Friday, March 06, 2009

Kindlemania


This is my 2 cent review of the latest gadget here, the Kindle 2 from Amazon. If you haven't heard about it, it's a hand-size tablet with a 7" ePaper screen, for very high quality black & white display of text (mainly). It is sold as an electronic book reader with a direct sales link to Amazon.

It's really a lot more than that. It is a free wireless web browsing terminal. The browser identifies itself as "Mozilla/4.0 (compatible; Linux 2.6.10) NetFront/3.4 Kindle/1.0 (screen 600x800)". The "3G" wireless link is actually free with no monthly or setup charges, after you buy the Kindle. The browser is labeled "experimental", and it has a lot of the feel of a cell-phone or PDA browser, but the screen resolution is quite acceptable for sites that are reasonably formatted for its size. I can log in and use my gmail account, but I wouldn't say the Kindle is going to replace my PC for general email.

It is a Linux box. You can see that from the Browser ID above, and you can also see it by reading the 70 (!) pages of legal information that are thoughtfully provided in Kindle's memory. There are interesting possibilities: I suppose it won't be long before we have hackers providing a Linux console session. You could use the Kindle as a (free!) wireless adapter via USB for your laptop. And so on. (Of course, Amazon may not smile on such activity.)
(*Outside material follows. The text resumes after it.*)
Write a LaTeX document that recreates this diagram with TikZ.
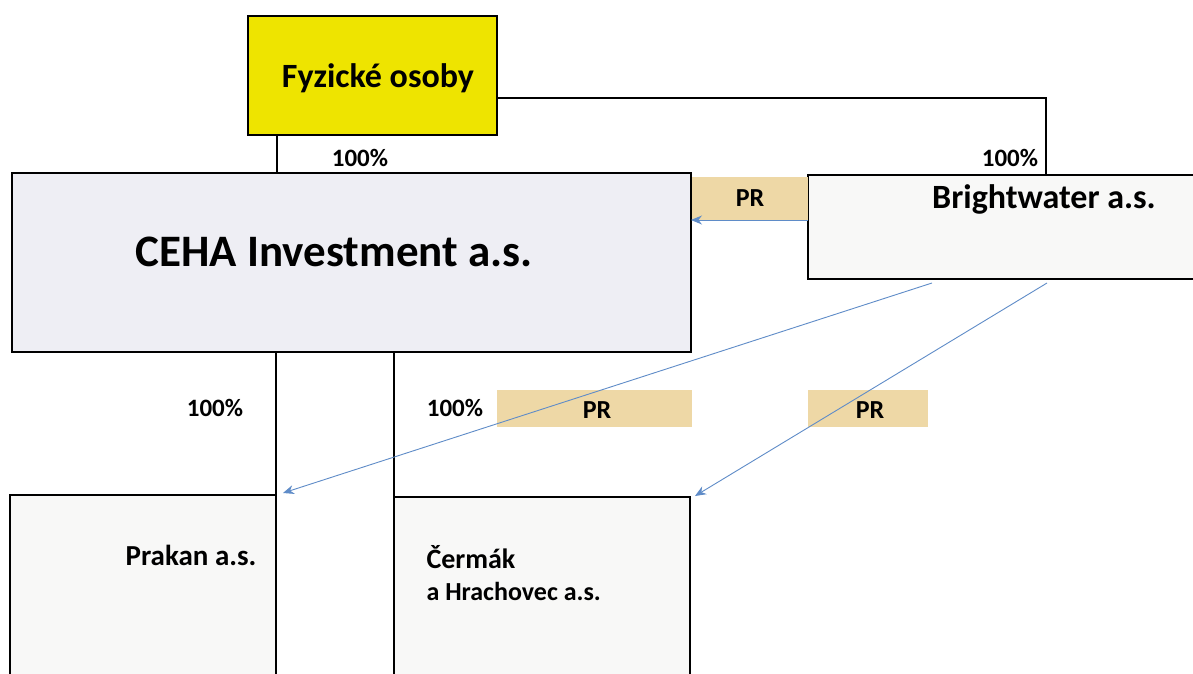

So we have a Linux box with ~2 GB of internal memory, a wireless link (Sprint, I think), USB, audio output, a nice screen, and a semi-useable keyboard. It will hold "1500 books", they say. You can convert and/or install your own pdf, doc, text files, etc., but not if they're too large. The only advertised conversion option for non-txt files, is to send email to Amazon where they pass it through the "cloud" (I suppose) and send the result over RF (for $0.10 a shot) or by email (free). But the file size is limited by the email process, ruling out many Google Books image-type PDFs, for example.

What the Kindle is not:
  • Email or IM machine. The keyboard is even worse (in some ways) than my Palm Treo's. There is no email client, but the platform would obviously support it.
  • Color, and the ePaper is too slow to support any animation or video.
  • Open. You have to use Amazon's applications programs, and there aren't many of them (yet). Our friendly hackers may overcome this in time, but expect Amazon to defend their platform even more than Apple and its iPhone, particularly because of the bundled RF link (which could be abused) and because of the "secure" commercial authentication that links you, your Kindle, and your Amazon account. (Where they hope you'll spend a lot of $$.)
  • Secure. There is no password or other protection on the Kindle, which means that anyone who gets the physical unit can cause mayhem in your Amazon account. This is a pretty serious shortcoming IMO.
  • Media Machine. The Kindle will play mp3's and show pictures, one at a time. The file browser function is rather weak (no folders), so you'd get lost pretty soon if you loaded up a lot of small files.
  • Telephone. It would not be a big technical step to incorporate a cell phone (VOIP) into the Kindle concept, but there is no audio input, and the network model might not support phone usage. Still, I don't know how many separate high-function digital devices I want to carry with me. The market will sort this out some day.
All in all an interesting device. I will use it for reading books, newspapers, and a few blogs, while waiting for the hacks to appear.